Chet Baker: It Could Happen to You (OJC Remasters) 

This classic 1958 album is one of my all-time favourites, and it’s just been reissued with two more alternate takes than when it last came out on CD. The great trumpeter and singer Chet Baker interprets a superb collection of songs in his unique, wistful way, showcasing a vocal style which is plaintive-sounding even on the uptempo tracks. Unlike the other Chet Baker vocal albums, this one features scatting – which sounds like trumpet solos without the horn.. Ace singer-trumpeter, ace quartet; a must for anyone interested in jazz.

Ehud Asherie: Welcome to New York (Arbors Records) 

Asherie is a young Israeli-born, New York-based pianist who has soaked up influence from the great Harlem stride pianists as well from the bop masters. On this beautiful solo album, he reveals the most delicate, Waller-like of touches and a lyrical style which lends itself elegantly to the 13 Manhattan-themed tracks. Highlights include the rarely heard Lovers in New York (from Breakfast at Tiffany’s) and Manhattan Serenade, a theme used on everything from the 1936 comedy My Man Godfrey to the Tom and Jerry classic Mouse in Manhattan.

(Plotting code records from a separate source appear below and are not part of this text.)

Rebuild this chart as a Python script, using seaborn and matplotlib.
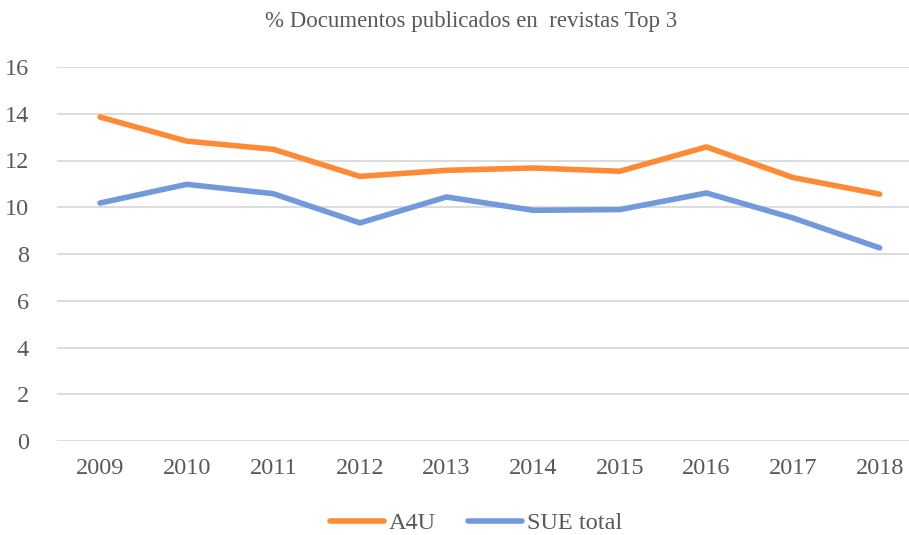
import matplotlib
matplotlib.use("Agg")
import matplotlib.pyplot as plt
import seaborn as sns
import pandas as pd

years = ["2009", "2010", "2011", "2012", "2013", "2014", "2015", "2016", "2017", "2018"]
a4u = [13.86, 12.83, 12.48, 11.32, 11.58, 11.68, 11.54, 12.58, 11.27, 10.56]
sue_total = [10.18, 10.98, 10.58, 9.33, 10.44, 9.87, 9.90, 10.61, 9.54, 8.26]
series_names = ["A4U", "SUE total"]
title = "% Documentos publicados en  revistas Top 3"

df = pd.DataFrame({
    "year": years * 2,
    "value": a4u + sue_total,
    "series": [series_names[0]] * len(years) + [series_names[1]] * len(years),
})

sns.set_style("white")
plt.rcParams["font.family"] = ["Liberation Serif", "DejaVu Serif"]
text_color = "#595959"

W, H = 909, 535
fig = plt.figure(figsize=(W / 100, H / 100), dpi=100)
left, right, top, bottom = 56.7, 923.0, 67.0, 441.0
ax = fig.add_axes([left / W, (H - bottom) / H, (right - left) / W, (bottom - top) / H])

palette = {"A4U": "#FF8A35", "SUE total": "#7299DB"}
sns.lineplot(data=df, x="year", y="value", hue="series", palette=palette,
             linewidth=4.0, ax=ax, legend=False, sort=False)
for ln in ax.lines:
    ln.set_solid_capstyle("round")
    ln.set_solid_joinstyle("round")

ax.set_xlim(-0.5, len(years) - 0.5)
ax.set_ylim(0, 16)
ax.set_yticks(range(0, 17, 2))
ax.set_xticks(range(len(years)))
ax.set_xticklabels(years)
ax.set_xlabel("")
ax.set_ylabel("")
ax.grid(axis="y", color="#D9D9D9", linewidth=1.3)
ax.set_axisbelow(True)
for s in ax.spines.values():
    s.set_visible(False)
ax.tick_params(axis="y", length=0, pad=20, labelsize=17.5, labelcolor=text_color)
ax.tick_params(axis="x", length=0, pad=12, labelsize=17.5, labelcolor=text_color)

fig.text(471 / W, 1 - 22 / H, title, ha="center", va="center", fontsize=16.5, color=text_color)

from matplotlib.lines import Line2D
handles = [Line2D([0], [0], color=palette[n], linewidth=4.0, solid_capstyle="round") for n in series_names]
fig.legend(handles, series_names, loc="center", bbox_to_anchor=(476 / W, 1 - 523 / H),
           ncol=2, frameon=False, fontsize=17.5, labelcolor=text_color,
           handlelength=2.25, handletextpad=0.2, columnspacing=1.3)

fig.savefig("out.png", dpi=100)
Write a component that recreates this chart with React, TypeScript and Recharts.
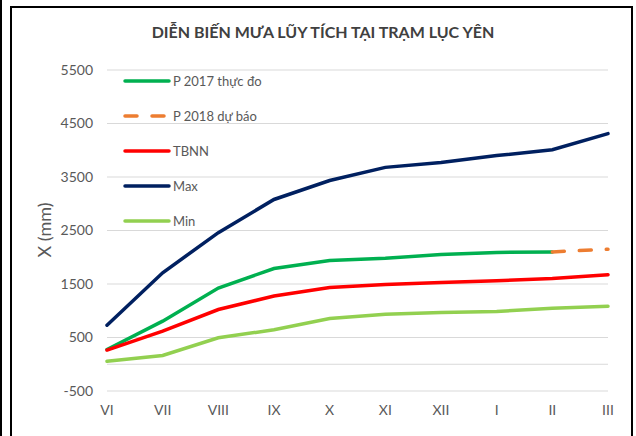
import { LineChart, Line, XAxis, YAxis, CartesianGrid, Legend, ReferenceLine } from 'recharts';

const months = ['VI', 'VII', 'VIII', 'IX', 'X', 'XI', 'XII', 'I', 'II', 'III'];
const p2017 = [275, 805, 1425, 1790, 1940, 1980, 2050, 2090, 2100, null];
const p2018 = [null, null, null, null, null, null, null, null, 2100, 2150];
const tbnn = [265, 620, 1023, 1275, 1435, 1490, 1530, 1560, 1603, 1675];
const maxVals = [730, 1710, 2460, 3080, 3435, 3680, 3770, 3900, 4010, 4310];
const minVals = [57, 165, 494, 645, 855, 936, 967, 988, 1045, 1085];
const yTicks = [-500, 500, 1500, 2500, 3500, 4500, 5500];

const seriesInfo = [
  { key: 'p2017', name: 'P 2017 thực đo', color: '#00B050', dash: undefined as string | undefined },
  { key: 'p2018', name: 'P 2018 dự báo', color: '#ED7D31', dash: '12 15' },
  { key: 'tbnn', name: 'TBNN', color: '#FF0000', dash: undefined },
  { key: 'max', name: 'Max', color: '#002060', dash: undefined },
  { key: 'min', name: 'Min', color: '#92D050', dash: undefined },
];

const data = months.map((m, i) => ({
  month: m,
  p2017: p2017[i],
  p2018: p2018[i],
  tbnn: tbnn[i],
  max: maxVals[i],
  min: minVals[i],
}));

const FONT = 'Lato, "Open Sans", sans-serif';

function LegendBox() {
  return (
    <svg width={160} height={160} style={{ display: 'block' }}>
      {seriesInfo.map((s, i) => {
        const y = 10 + i * 35;
        return (
          <g key={s.key}>
            <line
              x1={2}
              x2={46}
              y1={y}
              y2={y}
              stroke={s.color}
              strokeWidth={3.5}
              strokeDasharray={s.dash}
              strokeLinecap="round"
            />
            <text x={50} y={y} dy="0.35em" fontSize={13} fill="#595959" fontFamily={FONT}>
              {s.name}
            </text>
          </g>
        );
      })}
    </svg>
  );
}

export default function App() {
  return (
    <div style={{ position: 'absolute', left: 0, top: 0, width: 636, height: 436, background: '#fff', overflow: 'hidden' }}>
      <div style={{ position: 'absolute', left: 0, top: 0, width: 2, height: 436, background: '#000' }} />
      <div
        style={{
          position: 'absolute',
          left: 10,
          top: 6,
          width: 619,
          height: 440,
          borderLeft: '2px solid #000',
          borderTop: '2px solid #000',
          borderRight: '2px solid #000',
        }}
      />
      <div
        style={{
          position: 'absolute',
          left: 0,
          top: 22,
          width: 646,
          textAlign: 'center',
          fontFamily: FONT,
          fontWeight: 700,
          fontSize: 16,
          color: '#404040',
        }}
      >
        DIỄN BIẾN MƯA LŨY TÍCH TẠI TRẠM LỤC YÊN
      </div>
      <div style={{ position: 'absolute', left: 0, top: 0 }}>
        <LineChart width={636} height={436} data={data} margin={{ top: 70, right: 28, bottom: 15, left: 0 }}>
          <CartesianGrid vertical={false} stroke="#D9D9D9" />
          <ReferenceLine y={0} stroke="#D9D9D9" />
          <XAxis
            dataKey="month"
            axisLine={false}
            tickLine={false}
            tickMargin={8}
            height={30}
            interval={0}
            tick={{ fill: '#595959', fontSize: 14, fontFamily: FONT }}
          />
          <YAxis
            domain={[-500, 5500]}
            ticks={yTicks}
            axisLine={false}
            tickLine={false}
            tickMargin={8}
            width={107}
            tick={{ fill: '#595959', fontSize: 14, fontFamily: FONT }}
            label={{
              value: 'X (mm)',
              content: () => (
                <text
                  x={45}
                  y={230}
                  transform="rotate(-90 45 230)"
                  textAnchor="middle"
                  dy="0.35em"
                  fontSize={18}
                  fill="#595959"
                  fontFamily={FONT}
                >
                  X (mm)
                </text>
              ),
            }}
          />
          <Legend
            layout="vertical"
            verticalAlign="middle"
            align="center"
            wrapperStyle={{ left: 123, top: 71, width: 160, height: 160 }}
            content={() => <LegendBox />}
          />
          {seriesInfo.map((s) => (
            <Line
              key={s.key}
              type="linear"
              dataKey={s.key}
              name={s.name}
              stroke={s.color}
              strokeWidth={3.5}
              strokeDasharray={s.dash}
              strokeLinecap="round"
              dot={false}
              activeDot={false}
              isAnimationActive={false}
            />
          ))}
        </LineChart>
      </div>
    </div>
  );
}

Stewart Forbes: High Five (Birnam CD) 

Scottish alto saxophonist Stewart Forbes’s memorable duo gig with pianist David Newton at the 2009 Glasgow Jazz Festival was undoubtedly the inspiration for this CD which finds him reunited with Newton, and playing duets with four other pianists – Mira Opalinska, Alan Benzie, David Patrick and Richard Michael. Forbes’s alto is forthright and feisty-sounding and, on the two Ellington numbers, he evokes beautifully the majesty of the great Johnny Hodges. The mix of pianists and moods works well, as does a two-track switch to soprano sax.